* _Problem requirements_
From the very first line of the data to the line containing "import plotly.graph_objects as go", retype everything exactly, leaving the pictures behind.

·····

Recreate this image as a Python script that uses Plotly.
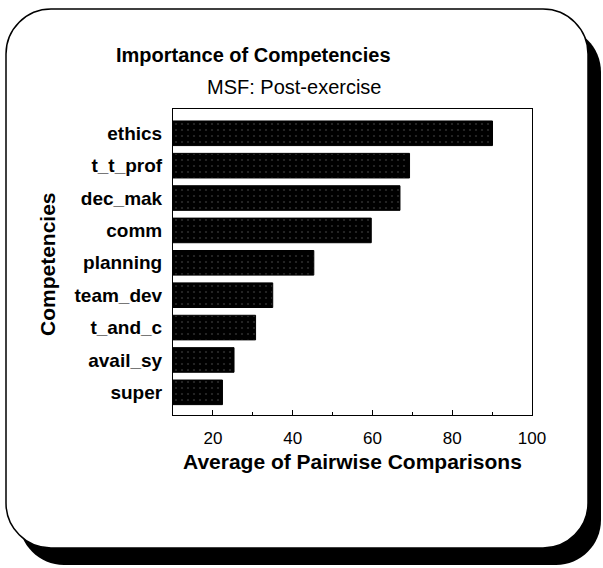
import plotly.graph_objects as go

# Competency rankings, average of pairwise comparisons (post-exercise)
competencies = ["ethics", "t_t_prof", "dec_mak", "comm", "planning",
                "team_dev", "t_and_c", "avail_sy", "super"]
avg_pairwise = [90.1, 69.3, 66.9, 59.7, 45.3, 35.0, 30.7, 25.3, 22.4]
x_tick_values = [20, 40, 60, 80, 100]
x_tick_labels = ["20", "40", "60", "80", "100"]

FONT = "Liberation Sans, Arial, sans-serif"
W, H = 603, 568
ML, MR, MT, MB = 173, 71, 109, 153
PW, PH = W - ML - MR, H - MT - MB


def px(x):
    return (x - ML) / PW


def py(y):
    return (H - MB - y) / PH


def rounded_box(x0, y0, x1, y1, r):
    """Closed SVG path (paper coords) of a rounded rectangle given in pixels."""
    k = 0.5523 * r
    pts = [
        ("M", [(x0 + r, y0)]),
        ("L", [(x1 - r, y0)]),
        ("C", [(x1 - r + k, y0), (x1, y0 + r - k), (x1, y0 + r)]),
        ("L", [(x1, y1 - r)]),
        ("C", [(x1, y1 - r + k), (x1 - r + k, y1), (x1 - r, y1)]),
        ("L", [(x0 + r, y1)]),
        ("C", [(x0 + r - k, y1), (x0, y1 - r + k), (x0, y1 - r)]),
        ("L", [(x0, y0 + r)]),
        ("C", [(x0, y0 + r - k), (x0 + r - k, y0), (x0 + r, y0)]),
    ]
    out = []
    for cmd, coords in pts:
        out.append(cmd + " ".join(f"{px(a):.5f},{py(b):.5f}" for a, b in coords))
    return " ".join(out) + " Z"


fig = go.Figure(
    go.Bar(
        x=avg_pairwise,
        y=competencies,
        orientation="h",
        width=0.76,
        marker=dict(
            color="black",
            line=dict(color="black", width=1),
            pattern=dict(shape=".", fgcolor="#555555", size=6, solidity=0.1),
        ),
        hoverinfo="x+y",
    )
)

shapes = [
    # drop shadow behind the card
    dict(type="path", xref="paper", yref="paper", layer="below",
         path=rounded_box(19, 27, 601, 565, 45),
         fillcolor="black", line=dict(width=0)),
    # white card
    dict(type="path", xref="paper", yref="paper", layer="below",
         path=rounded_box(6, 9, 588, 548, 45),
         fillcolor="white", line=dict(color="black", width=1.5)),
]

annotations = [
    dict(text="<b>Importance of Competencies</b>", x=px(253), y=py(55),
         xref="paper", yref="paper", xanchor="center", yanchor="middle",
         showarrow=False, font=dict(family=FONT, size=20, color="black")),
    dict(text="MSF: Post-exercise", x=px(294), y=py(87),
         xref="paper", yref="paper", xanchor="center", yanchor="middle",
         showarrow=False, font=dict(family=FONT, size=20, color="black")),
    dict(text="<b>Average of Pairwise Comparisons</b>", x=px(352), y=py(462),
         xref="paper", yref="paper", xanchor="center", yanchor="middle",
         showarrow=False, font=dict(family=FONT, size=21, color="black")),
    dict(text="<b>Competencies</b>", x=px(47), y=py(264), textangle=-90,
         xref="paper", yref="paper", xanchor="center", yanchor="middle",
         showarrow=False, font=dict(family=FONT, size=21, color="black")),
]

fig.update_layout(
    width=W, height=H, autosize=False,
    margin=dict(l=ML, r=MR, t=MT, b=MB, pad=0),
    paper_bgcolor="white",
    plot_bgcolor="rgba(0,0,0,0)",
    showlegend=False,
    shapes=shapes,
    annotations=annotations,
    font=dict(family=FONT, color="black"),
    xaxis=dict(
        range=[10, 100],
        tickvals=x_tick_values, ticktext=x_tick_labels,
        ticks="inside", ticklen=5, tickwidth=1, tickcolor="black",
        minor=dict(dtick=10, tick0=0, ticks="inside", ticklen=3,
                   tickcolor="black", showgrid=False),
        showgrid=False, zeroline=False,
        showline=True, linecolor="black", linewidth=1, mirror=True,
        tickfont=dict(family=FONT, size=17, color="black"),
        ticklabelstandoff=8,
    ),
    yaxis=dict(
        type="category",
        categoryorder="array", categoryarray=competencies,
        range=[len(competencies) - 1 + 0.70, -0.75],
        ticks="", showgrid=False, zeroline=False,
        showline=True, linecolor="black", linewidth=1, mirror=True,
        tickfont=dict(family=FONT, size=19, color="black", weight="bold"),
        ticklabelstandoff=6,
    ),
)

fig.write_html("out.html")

·····

* _Exercise answer_
Recreate this image as a Python script that uses Plotly.
import plotly.graph_objects as go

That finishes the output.